Prokuratura: celowo dopuścił się narażenia ludzi na ryzyko śmierci
Prokuratorskie zarzuty spowodowania zagrożenia w ruchu drogowym i spowodowania w okolicach Dolnego Kubina na Słowacji śmierci obywatela Słowacji, 57-letniego ojca rodziny, usłyszało trzech Polaków, którzy tragicznego dnia pędzili po słowackich drogach. Najsurowsza kara grozi Marcinowi L., który czołowo zderzył się ze skodą, w której zginął 57-letni mężczyzna jadący z naprzeciwka z rodziną.
- Aktualna kwalifikacja prawna wskazuje, że celowo dopuścił się narażenia ludzi na ryzyko śmierci lub poważnych obrażeń i spowodowanie śmierci osoby postronnej. Za to przestępstwo grozi od 15 do 20 lat pozbawienia wolności - przekazuje prokurator.

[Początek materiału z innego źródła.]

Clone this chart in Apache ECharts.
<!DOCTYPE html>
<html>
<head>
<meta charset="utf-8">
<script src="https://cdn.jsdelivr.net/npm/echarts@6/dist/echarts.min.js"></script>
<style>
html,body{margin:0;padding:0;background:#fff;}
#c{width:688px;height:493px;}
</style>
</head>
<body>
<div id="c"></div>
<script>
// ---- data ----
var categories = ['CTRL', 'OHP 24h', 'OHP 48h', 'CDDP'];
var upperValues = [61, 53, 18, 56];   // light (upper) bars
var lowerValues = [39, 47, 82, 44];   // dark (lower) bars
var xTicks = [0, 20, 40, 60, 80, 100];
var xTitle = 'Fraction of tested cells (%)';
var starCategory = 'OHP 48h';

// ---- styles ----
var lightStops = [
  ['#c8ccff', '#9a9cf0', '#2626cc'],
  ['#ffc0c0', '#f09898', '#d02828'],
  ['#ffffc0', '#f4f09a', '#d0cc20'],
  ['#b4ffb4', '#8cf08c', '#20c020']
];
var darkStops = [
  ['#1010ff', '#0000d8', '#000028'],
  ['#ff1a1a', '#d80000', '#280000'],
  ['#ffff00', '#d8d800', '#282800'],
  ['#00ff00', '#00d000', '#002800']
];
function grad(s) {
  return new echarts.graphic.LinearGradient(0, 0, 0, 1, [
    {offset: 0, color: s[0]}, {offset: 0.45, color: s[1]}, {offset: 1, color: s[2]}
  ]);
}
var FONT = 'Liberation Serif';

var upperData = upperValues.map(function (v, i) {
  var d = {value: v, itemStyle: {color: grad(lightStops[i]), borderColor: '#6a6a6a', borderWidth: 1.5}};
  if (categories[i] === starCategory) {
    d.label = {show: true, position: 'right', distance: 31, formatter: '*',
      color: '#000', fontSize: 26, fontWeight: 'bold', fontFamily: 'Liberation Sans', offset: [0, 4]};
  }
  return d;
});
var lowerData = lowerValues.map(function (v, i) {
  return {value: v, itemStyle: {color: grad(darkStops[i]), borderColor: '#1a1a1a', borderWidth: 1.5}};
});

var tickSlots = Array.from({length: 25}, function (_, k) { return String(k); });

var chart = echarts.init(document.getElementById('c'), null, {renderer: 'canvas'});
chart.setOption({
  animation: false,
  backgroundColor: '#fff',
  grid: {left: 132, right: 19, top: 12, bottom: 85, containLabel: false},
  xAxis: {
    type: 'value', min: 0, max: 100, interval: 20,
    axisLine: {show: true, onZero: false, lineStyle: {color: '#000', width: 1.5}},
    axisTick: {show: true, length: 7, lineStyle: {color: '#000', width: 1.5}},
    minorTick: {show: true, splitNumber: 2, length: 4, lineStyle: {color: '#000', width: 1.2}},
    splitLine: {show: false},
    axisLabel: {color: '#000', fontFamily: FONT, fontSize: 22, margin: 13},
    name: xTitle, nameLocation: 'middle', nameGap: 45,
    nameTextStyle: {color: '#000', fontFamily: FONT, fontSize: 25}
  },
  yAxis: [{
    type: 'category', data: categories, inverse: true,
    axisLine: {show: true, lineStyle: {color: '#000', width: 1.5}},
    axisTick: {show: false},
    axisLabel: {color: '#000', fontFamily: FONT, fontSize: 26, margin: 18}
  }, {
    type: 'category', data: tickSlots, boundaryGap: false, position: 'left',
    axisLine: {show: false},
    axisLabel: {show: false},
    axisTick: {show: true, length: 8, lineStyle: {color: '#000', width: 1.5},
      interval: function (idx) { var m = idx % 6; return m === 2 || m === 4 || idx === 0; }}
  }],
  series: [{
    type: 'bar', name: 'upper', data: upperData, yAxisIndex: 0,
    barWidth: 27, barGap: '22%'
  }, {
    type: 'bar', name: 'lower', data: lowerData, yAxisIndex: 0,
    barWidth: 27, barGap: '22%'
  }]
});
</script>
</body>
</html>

Marcin L. po wypadku trafił do aresztu, z którego wyszedł 6 czerwca 2019 roku po wpłaceniu 25 tysięcy euro kaucji. W celi początkowo też byli dwaj inni Polacy, w tym Adam Sz., który wyprzedzał, jadąc wprost na skodę. Chwilę przed wypadkiem zahamował, chcąc uniknąć czołowego zderzenia. Wtedy w tył jego auta uderzyło porsche, które potem uderzyło w skodę.
Trzeci podejrzany to Łukasz K., organizator wyjazdu, podczas którego doszło do wypadku. Słowaccy prokuratorzy uznali, że dwaj Polacy również dopuścili się świadomego narażenia ludzi na ryzyko śmierci lub poważnych obrażeń. Grozi im za to od czterech do 10 lat więzienia.
Adam Sz. i Łukasz K. również nie znajdują się już za kratami. Pierwszy z nich wyszedł na wolność 25 marca 2019 roku, a drugi 3 kwietnia 2019 roku. Obydwaj musieli wpłacić 20 tysięcy euro kaucji.
Nie chcieli ugody
Prokurator Martin Kokles podkreśla, że słowaccy śledczy rozważali zawarcie ugody o winie i karze dla oskarżonych.
- W takim przypadku, przy zastosowaniu przepisów kodeksu karnego o nadzwyczajnym obniżeniu kary, można by było im zaproponować karę o jedną trzecią poniżej dolnej granicy przewidzianej w przepisach - mówi Kokles.
Przekazuje, że ofertę usłyszało wszystkich trzech Polaków, ale dwóch nie zaakceptowało pozasądowego zakończenia sprawy.
Rajd po słowackich drogach
30 września 2018 roku porsche Marcina L. i cztery inne luksusowe samochody na polskich tablicach rejestracyjnych jechały już w kierunku Polski. Wszyscy wracali po weekendzie spędzonym za południową granicą. To miał być - jak zachęcał przed wyprawą jej organizator Łukasz K. - sposób na korzystanie z "resztek dobrej pogody". W jej trakcie Polacy zwiedzali - jak pisał organizator - "malownicze miejsca na Słowacji".
- W czasie wyjazdu obowiązywała zasada "follow the leader". Polega to na tym, że wszyscy uczestnicy wyjazdu jadą za organizatorem w przyjętej wcześniej kolejności. Uczestnicy wyprawy nie powinni się wyprzedzać - mówił nam niedługo po wypadku znajomy podejrzanego kierowcy porsche.
***
Stefan, 57-letni Słowak, zginął siedem kilometrów od swojego niedawno wybudowanego domu. Tego dnia miał odwieźć 21-letniego wtedy syna do Żyliny na studia. Chłopak siedział z tyłu. Po wypadku szybko otworzył drzwi i doskoczył na przód samochodu, gdzie była jego ciężko ranna matka. Ojciec był już nieprzytomny.